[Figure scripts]

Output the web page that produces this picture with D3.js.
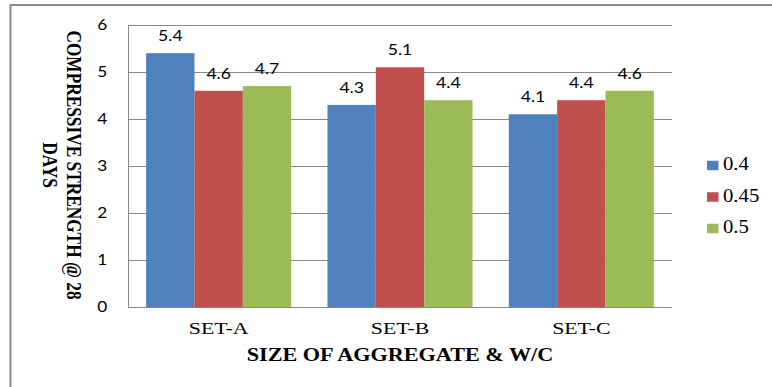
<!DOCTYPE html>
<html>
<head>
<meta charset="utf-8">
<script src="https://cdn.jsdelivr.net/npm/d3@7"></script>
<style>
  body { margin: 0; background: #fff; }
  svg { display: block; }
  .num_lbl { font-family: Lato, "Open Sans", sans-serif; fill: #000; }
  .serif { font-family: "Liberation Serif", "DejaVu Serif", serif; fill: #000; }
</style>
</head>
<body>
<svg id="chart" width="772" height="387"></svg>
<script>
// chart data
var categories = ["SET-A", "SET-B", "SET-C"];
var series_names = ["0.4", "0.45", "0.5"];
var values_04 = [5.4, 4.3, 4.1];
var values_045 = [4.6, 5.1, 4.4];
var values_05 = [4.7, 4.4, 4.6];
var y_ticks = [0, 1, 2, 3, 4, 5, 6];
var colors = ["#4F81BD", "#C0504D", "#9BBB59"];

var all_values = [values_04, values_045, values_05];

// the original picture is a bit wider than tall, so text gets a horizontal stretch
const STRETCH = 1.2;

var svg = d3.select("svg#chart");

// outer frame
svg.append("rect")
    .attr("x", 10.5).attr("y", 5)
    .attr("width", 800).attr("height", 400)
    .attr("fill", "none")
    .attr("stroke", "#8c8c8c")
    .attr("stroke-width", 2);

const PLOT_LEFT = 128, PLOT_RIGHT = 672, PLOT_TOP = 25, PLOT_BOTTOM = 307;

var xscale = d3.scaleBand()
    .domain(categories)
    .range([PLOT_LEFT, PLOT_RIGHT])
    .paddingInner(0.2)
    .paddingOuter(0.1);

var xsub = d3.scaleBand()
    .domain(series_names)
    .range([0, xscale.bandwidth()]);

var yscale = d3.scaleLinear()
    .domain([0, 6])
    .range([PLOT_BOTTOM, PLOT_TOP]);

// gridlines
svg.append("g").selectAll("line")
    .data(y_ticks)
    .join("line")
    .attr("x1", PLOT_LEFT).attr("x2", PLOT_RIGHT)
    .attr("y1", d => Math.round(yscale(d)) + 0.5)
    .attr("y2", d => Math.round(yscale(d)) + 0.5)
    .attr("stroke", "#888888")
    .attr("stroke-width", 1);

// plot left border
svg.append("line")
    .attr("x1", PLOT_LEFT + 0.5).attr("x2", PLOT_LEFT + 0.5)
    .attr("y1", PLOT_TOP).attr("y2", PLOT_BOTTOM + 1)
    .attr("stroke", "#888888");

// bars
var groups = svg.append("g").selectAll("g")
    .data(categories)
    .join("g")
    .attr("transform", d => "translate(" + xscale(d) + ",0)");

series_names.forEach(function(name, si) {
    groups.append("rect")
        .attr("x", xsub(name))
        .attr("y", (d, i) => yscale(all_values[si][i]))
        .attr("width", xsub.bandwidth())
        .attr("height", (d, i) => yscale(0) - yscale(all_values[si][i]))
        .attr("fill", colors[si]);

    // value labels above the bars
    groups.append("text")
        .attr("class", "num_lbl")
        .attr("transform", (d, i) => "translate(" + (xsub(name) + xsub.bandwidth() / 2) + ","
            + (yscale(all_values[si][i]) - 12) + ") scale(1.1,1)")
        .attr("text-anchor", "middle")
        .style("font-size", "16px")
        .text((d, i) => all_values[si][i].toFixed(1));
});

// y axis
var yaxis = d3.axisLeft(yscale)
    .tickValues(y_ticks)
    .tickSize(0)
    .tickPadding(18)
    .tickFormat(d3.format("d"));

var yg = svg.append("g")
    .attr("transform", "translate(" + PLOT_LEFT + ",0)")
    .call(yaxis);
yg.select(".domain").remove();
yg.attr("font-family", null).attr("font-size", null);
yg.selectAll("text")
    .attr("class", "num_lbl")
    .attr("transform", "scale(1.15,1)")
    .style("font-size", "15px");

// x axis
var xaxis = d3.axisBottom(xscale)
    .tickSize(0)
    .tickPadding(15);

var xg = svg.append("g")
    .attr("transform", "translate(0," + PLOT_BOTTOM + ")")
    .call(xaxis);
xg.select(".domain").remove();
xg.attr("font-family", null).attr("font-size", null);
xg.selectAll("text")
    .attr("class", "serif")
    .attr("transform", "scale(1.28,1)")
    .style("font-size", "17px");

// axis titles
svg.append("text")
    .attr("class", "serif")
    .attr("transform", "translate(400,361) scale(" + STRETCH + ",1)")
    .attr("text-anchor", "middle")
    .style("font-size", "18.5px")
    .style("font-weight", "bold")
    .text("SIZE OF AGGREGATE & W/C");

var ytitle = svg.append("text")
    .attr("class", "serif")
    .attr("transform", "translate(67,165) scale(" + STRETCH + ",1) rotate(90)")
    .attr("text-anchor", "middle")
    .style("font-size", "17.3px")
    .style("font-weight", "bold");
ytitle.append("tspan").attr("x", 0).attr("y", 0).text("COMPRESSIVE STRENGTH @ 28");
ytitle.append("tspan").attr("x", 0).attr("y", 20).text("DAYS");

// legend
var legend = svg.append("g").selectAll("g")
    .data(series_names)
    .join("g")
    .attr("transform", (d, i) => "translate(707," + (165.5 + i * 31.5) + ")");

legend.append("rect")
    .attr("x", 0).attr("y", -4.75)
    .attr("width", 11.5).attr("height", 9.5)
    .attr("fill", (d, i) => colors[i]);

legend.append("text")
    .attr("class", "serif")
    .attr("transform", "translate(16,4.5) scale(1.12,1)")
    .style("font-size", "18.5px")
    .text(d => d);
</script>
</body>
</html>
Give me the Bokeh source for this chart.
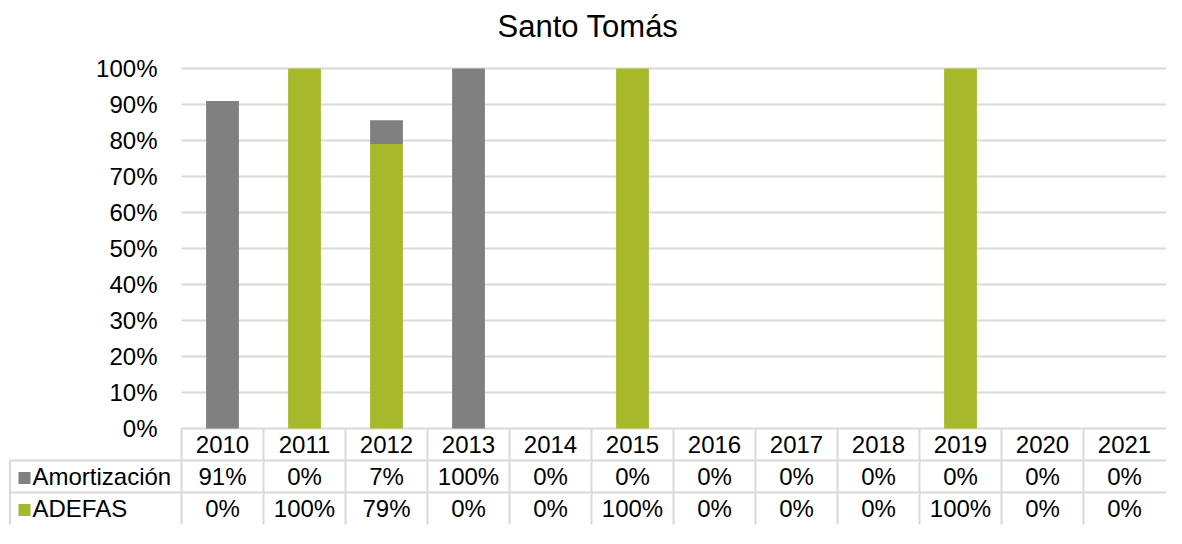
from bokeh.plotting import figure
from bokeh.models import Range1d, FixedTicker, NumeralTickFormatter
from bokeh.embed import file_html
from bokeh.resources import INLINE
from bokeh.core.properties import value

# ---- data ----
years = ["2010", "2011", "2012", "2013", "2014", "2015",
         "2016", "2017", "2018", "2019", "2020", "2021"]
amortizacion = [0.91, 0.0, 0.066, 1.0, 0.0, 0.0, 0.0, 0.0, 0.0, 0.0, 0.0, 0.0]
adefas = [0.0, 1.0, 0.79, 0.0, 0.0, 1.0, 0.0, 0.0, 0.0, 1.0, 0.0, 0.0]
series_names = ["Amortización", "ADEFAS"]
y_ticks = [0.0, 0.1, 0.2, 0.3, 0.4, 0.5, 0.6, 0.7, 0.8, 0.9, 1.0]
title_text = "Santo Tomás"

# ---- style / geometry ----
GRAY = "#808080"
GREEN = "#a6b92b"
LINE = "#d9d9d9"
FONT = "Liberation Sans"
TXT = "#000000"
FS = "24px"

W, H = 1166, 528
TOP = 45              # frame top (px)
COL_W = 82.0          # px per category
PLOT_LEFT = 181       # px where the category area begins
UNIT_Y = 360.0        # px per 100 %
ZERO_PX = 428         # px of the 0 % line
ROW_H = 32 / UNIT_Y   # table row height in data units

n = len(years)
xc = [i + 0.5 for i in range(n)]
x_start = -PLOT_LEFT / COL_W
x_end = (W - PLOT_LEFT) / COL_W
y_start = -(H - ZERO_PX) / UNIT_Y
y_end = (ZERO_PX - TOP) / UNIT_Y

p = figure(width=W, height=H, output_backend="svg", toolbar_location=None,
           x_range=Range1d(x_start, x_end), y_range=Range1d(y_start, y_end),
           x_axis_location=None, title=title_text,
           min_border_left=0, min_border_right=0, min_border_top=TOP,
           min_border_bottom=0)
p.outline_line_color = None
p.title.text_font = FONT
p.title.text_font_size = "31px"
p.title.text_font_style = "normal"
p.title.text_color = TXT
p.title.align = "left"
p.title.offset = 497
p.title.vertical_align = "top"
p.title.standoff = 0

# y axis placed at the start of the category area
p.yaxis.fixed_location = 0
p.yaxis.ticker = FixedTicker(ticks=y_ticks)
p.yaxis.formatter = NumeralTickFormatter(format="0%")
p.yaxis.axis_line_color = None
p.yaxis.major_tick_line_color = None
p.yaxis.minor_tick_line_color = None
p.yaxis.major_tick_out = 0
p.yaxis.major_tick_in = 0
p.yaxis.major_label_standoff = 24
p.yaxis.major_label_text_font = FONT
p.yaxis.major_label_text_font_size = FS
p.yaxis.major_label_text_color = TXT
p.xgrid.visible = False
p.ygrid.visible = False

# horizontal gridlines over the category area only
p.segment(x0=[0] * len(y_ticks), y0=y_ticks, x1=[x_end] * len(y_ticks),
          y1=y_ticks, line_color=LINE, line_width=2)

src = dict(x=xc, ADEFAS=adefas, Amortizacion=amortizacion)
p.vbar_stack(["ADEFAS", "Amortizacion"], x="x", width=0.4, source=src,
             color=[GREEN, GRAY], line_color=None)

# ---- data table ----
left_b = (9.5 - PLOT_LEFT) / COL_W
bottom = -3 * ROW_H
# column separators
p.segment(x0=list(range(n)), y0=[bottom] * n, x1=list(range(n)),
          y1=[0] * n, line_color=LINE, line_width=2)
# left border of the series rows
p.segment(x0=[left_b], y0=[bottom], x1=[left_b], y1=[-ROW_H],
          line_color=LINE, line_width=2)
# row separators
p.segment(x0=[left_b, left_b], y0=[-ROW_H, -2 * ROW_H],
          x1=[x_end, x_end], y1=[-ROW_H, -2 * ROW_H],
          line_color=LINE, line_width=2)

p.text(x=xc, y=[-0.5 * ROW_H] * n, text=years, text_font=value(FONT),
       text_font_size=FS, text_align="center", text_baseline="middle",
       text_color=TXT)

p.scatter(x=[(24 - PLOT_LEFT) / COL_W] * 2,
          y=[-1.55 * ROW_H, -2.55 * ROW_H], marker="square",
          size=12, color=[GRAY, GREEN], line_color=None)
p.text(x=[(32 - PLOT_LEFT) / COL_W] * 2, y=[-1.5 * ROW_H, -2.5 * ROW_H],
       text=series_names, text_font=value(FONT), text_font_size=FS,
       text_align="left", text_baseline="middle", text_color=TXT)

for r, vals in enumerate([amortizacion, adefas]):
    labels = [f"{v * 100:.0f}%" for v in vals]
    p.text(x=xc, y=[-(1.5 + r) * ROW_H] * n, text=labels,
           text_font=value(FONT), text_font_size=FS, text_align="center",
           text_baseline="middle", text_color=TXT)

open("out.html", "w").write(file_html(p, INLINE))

> [REQUIREMENT]
Lines in the records that hold the word "this" are to be counted; give only the total.

> [EXERCISE RESULT]
2